Oil, gas and other types of wells are typically excavated and completed using rotary drilling technology. For example in a near-vertical wellbore, drilling is typically accomplished by a rotary drill bit hung on a drill string which is rotated from a surface mounted rotary table or other means for inducing rotary motion.
In near-vertical wells, the rotary drag due to frictional contact between the drill string (excluding the drill bit) and the wellbore is typically not large when compared to the rotary forces at the drilling face. Rotary wellbore drag of the drill string is therefore easily overcome by the rotary means typically associated with rotary drilling a near-vertical wellbore.
However, rotary drag at the drill bit can cause significant problems in near-vertical wells and drill bit and drill string problems in extended reach wells. A major problem affecting the life and performance of drag-type drill bits, e.g., PDC drill bits, is "bit whirl," the tendency of a drill bit to wobble off-center while rotating. Bit whirl is due, at least in part, to unequal rotary drag forces acting on the bit's outside diameter or gauge pads. Even a small amount of bit wobble can lead to an unequal distribution of forces on the cutters, causing premature failure or accelerated wear of one or more cutters and drill string damage. Conventional corrective measures, such as using low friction gauge materials and/or other bit gauge modifications, have not eliminated this problem even in near-vertical wells.
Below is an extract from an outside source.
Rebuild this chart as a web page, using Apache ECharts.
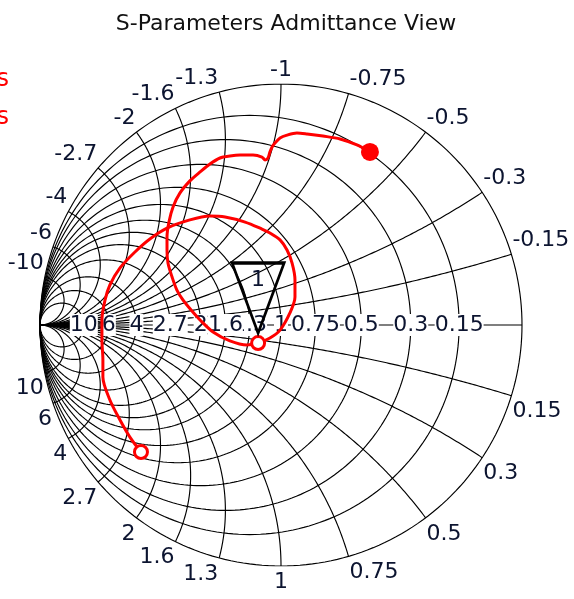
<!DOCTYPE html>
<html><head><meta charset="utf-8">
<script src="https://cdn.jsdelivr.net/npm/echarts@6/dist/echarts.min.js"></script>
<style>html,body{margin:0;padding:0;background:#fff}#c{width:574px;height:599px}</style>
</head><body><div id="c"></div>
<script>
const chartTitle = 'S-Parameters Admittance View';
const legendNames = ['S11 Ohms', 'S22 Ohms'];
const conductanceTicks = [0.15, 0.3, 0.5, 0.75, 1, 1.3, 1.6, 2, 2.7, 4, 6, 10];
const susceptanceTicks = [0.15, 0.3, 0.5, 0.75, 1, 1.3, 1.6, 2, 2.7, 4, 6, 10];
// trace 1 (reflection coefficient, real / imaginary)
const trace1Re = [0.369,0.315,0.245,0.174,0.108,0.066,0.025,-0.004,-0.025,-0.037,-0.046,-0.054,-0.066,-0.079,-0.116,-0.170,-0.212,-0.253,-0.295,-0.336,-0.378,-0.419,-0.448,-0.465,-0.473,-0.473,-0.469,-0.452,-0.432,-0.407,-0.373,-0.336,-0.282,-0.212,-0.141,-0.095];
const trace1Im = [0.718,0.747,0.772,0.784,0.793,0.797,0.788,0.776,0.755,0.739,0.718,0.693,0.685,0.697,0.705,0.705,0.701,0.693,0.668,0.635,0.598,0.548,0.490,0.427,0.365,0.311,0.257,0.199,0.145,0.104,0.062,0.021,-0.029,-0.066,-0.083,-0.075];
// trace 2
const trace2Re = [-0.095,-0.046,-0.004,0.037,0.058,0.058,0.046,0.025,-0.004,-0.046,-0.079,-0.149,-0.232,-0.295,-0.378,-0.473,-0.544,-0.606,-0.668,-0.710,-0.730,-0.743,-0.743,-0.739,-0.739,-0.710,-0.668,-0.627,-0.581];
const trace2Im = [-0.075,-0.054,-0.021,0.050,0.116,0.187,0.257,0.311,0.353,0.382,0.398,0.427,0.448,0.452,0.436,0.402,0.357,0.303,0.237,0.166,0.104,0.021,-0.062,-0.145,-0.216,-0.311,-0.394,-0.465,-0.527];
// marker 1
const markerRe = [-0.095];
const markerIm = [-0.075];
const markerLabels = ['1'];

const FONT = 'DejaVu Sans';
const TXT = '#0c1430';

function gam(g, b) {
  const d = (1 + g) * (1 + g) + b * b;
  return [(1 - g * g - b * b) / d, (-2 * b) / d];
}
function fmt(v) { return String(v); }

function gCircle(g, b1, b2) {
  const cx = -g / (1 + g), r = 1 / (1 + g);
  const ang = b => {
    if (b === -Infinity) return Math.PI;
    if (b === Infinity) return -Math.PI;
    const p = gam(g, b); return Math.atan2(p[1], p[0] - cx);
  };
  const a1 = ang(b1), a2 = ang(b2), n = 240, pts = [];
  for (let i = 0; i <= n; i++) { const a = a1 + (a2 - a1) * i / n; pts.push([cx + r * Math.cos(a), r * Math.sin(a)]); }
  return pts;
}
function bArc(b, g1, g2) {
  const cx = -1, cy = -1 / b, r = 1 / Math.abs(b);
  const ang = g => {
    if (g === Infinity) return b > 0 ? Math.PI / 2 : -Math.PI / 2;
    const p = gam(g, b); return Math.atan2(p[1] - cy, p[0] - cx);
  };
  const a1 = ang(g1), a2 = ang(g2), n = 200, pts = [];
  for (let i = 0; i <= n; i++) { const a = a1 + (a2 - a1) * i / n; pts.push([cx + r * Math.cos(a), cy + r * Math.sin(a)]); }
  return pts;
}

const gridLines = [];
gridLines.push({ coords: gCircle(0, -Infinity, Infinity) });
gridLines.push({ coords: [[-1, 0], [1, 0]] });
conductanceTicks.forEach(g => gridLines.push({ coords: gCircle(g, -Infinity, Infinity) }));
susceptanceTicks.forEach(b => {
  gridLines.push({ coords: bArc(b, 0, Infinity) });
  gridLines.push({ coords: bArc(-b, 0, Infinity) });
});

const edgeLabels = [];
susceptanceTicks.forEach(b => {
  [-b, b].forEach(v => {
    const p = gam(0, v);
    const align = Math.abs(p[0]) < 0.08 ? 'center' : (p[0] > 0 ? 'left' : 'right');
    const top = p[1] > 0;
    edgeLabels.push({
      value: p, name: fmt(v),
      label: { align: align, verticalAlign: top ? 'bottom' : 'top', offset: [align === 'left' ? 1 : (align === 'right' ? -1 : 0), top ? -3 : 5] }
    });
  });
});
const axisLabels = conductanceTicks.map(g => ({ value: gam(g, 0), name: fmt(g) }));

const chart = echarts.init(document.getElementById('c'), null, { renderer: 'canvas' });
const R = 241, CX = 281, CY = 325;
const lbl = { fontFamily: FONT, fontSize: 22, color: TXT, textBorderWidth: 0, textShadowBlur: 0, opacity: 1 };
const solid = { opacity: 1 };
chart.setOption({
  animation: false,
  backgroundColor: '#ffffff',
  title: { text: chartTitle, left: CX, textAlign: 'center', top: 8, textStyle: { fontFamily: FONT, fontSize: 22, fontWeight: 'normal', color: '#111' } },
  graphic: legendNames.map((n, i) => ({ type: 'text', right: 565, top: 68 + i * 38, style: { text: n, fill: '#ff0000', font: '24px "DejaVu Sans"' } })),
  grid: { left: CX - R, top: CY - R, width: 2 * R, height: 2 * R },
  xAxis: { type: 'value', min: -1, max: 1, show: false },
  yAxis: { type: 'value', min: -1, max: 1, show: false },
  series: [
    { type: 'lines', coordinateSystem: 'cartesian2d', polyline: true, silent: true, z: 1,
      lineStyle: { color: '#000', width: 1.15, opacity: 1 }, data: gridLines },
    { type: 'scatter', symbolSize: 0, z: 3, silent: true, itemStyle: solid,
      label: Object.assign({ show: true, position: 'inside', formatter: '{b}', backgroundColor: '#fff', padding: [0, 0] }, lbl),
      data: axisLabels },
    { type: 'scatter', symbolSize: 0, z: 3, silent: true, itemStyle: solid,
      label: Object.assign({ show: true, position: 'inside', formatter: '{b}' }, lbl),
      data: edgeLabels },
    { name: legendNames[0], type: 'line', z: 5, showSymbol: false, smooth: 0.3, lineStyle: { color: '#ff0000', width: 3 },
      data: trace1Re.map((v, i) => [v, trace1Im[i]]) },
    { name: legendNames[1], type: 'line', z: 5, showSymbol: false, smooth: 0.3, lineStyle: { color: '#ff0000', width: 3 },
      data: trace2Re.map((v, i) => [v, trace2Im[i]]) },
    { type: 'scatter', z: 6, symbol: 'circle', symbolSize: 18, itemStyle: { color: '#ff0000', opacity: 1 },
      data: [[trace1Re[0], trace1Im[0]]] },
    { type: 'scatter', z: 6, symbol: 'circle', symbolSize: 13, itemStyle: { color: '#fff', borderColor: '#ff0000', borderWidth: 3, opacity: 1 },
      data: [[trace2Re[0], trace2Im[0]], [trace2Re[trace2Re.length - 1], trace2Im[trace2Im.length - 1]]] },
    { type: 'scatter', z: 7, symbol: 'path://M0,0 L52,0 L26,70 Z', symbolSize: [52, 70], symbolOffset: [0, -45],
      itemStyle: { color: 'none', borderColor: '#000', borderWidth: 3, opacity: 1 },
      label: Object.assign({ show: true, position: 'inside', offset: [0, -18], formatter: p => markerLabels[p.dataIndex] }, lbl),
      data: markerRe.map((v, i) => [v, markerIm[i]]) }
  ]
});
</script></body></html>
Rotary drag-caused drilling and completion problems become much more pronounced for wells at deviated angles from the vertical, especially extended reach wells. In addition to the potential for bit whirl problems at the drill bit, the rotary frictional drag generated by the drill string becomes very significant, especially when using heavy weight drill strings in nearly horizonal wellbores. As the wellbore extends further out, the rotary drag on the drill string (or other tubulars in the well) may even preclude rotation, e.g., the rotary force required to overcome the torsional drag exceeds the torsional strength of the drill string causing (twist-off) failure. Since the diameter and weight of a casing/liner string being set is typically larger and heavier than a drill string, the torsional forces needed to rotate the casing or liner can be even greater than that required to rotate a drill string and/or greater than the available rotary torque.
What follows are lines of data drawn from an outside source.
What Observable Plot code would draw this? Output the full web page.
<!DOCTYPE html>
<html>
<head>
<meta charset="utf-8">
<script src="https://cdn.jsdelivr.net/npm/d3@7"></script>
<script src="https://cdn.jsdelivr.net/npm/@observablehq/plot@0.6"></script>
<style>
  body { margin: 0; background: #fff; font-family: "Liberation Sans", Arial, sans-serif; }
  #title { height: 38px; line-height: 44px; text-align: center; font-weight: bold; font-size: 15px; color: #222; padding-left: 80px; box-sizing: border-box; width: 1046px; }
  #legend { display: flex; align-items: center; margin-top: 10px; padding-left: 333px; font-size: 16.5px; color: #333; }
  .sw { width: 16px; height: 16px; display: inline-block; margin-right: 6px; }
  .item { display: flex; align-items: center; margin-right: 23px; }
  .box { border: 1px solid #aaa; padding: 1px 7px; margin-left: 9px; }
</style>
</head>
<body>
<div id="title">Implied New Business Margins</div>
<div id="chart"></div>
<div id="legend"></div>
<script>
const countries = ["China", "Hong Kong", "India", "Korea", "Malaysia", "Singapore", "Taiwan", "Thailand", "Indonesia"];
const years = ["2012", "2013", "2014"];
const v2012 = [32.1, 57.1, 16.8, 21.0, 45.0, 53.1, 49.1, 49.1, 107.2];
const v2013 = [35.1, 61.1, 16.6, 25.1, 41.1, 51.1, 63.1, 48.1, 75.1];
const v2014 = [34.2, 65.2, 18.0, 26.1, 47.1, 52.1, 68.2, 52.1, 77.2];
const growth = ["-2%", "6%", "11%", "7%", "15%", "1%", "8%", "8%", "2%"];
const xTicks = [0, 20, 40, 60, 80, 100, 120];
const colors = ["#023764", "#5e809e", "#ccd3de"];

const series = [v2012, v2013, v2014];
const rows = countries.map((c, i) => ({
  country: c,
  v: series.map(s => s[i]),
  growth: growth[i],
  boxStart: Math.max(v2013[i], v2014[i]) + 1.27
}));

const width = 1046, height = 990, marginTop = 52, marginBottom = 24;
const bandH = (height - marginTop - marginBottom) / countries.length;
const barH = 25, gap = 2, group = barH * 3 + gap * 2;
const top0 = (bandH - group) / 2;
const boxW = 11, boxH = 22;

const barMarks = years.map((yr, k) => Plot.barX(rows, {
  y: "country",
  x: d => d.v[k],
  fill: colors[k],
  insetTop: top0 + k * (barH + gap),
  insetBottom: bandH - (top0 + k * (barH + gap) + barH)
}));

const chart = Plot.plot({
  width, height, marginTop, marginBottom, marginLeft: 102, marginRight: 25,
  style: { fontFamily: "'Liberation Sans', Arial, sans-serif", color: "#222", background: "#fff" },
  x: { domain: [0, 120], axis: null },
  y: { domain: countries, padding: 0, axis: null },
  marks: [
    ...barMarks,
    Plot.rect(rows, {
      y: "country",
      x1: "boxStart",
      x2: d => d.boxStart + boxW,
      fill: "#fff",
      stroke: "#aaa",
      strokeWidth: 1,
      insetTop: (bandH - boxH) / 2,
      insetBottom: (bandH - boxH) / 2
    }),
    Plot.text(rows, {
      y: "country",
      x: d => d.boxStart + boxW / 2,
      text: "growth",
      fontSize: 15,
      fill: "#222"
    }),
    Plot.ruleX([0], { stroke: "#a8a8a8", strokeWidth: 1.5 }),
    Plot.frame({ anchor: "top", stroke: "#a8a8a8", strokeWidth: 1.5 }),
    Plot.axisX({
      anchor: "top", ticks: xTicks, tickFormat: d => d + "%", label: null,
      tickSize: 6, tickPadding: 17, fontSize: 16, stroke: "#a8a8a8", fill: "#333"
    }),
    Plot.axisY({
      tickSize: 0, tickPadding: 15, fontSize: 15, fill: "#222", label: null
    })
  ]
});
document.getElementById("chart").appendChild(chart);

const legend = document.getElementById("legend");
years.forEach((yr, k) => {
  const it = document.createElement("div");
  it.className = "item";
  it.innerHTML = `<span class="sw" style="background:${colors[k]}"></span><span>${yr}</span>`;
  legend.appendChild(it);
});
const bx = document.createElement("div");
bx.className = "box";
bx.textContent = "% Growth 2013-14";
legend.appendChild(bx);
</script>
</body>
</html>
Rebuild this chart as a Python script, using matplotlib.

Common drilling and completion methods for overcoming tubular rotary drag either 1) use conventional drill pipe rubbers, or 2) reduce the sliding frictional forces along the string, e.g., by lubrication. In the first method, pipe centralizers, standoffs or other means for minimizing pipe/wellbore contact area are attached along the length of the drill string. But for nearly horizontal wellbores, the increased forces at the centralizers or other small contact area devices have the potential for damaging the wellbore and increasing axial drag when the tubulars are slid into the wellbore. This damage potential has generally precluded application of this drag reducing method to typical extended reach wells.
Other frictional reducing methods lubricate or otherwise reduce the coefficient of friction. These lubricating methods are limited in effectiveness since the coefficient of friction cannot be reduced to zero. Other frictional reducing methods include flotation methods and devices such as described in U.S. Pat. Nos. 4,986,361; 5,117,915; and 5,181,571, which are herein incorporated by reference. These prior methods do allow longer deviated boreholes, but as longer deviated boreholes are needed, unacceptable drag problems may still be generated.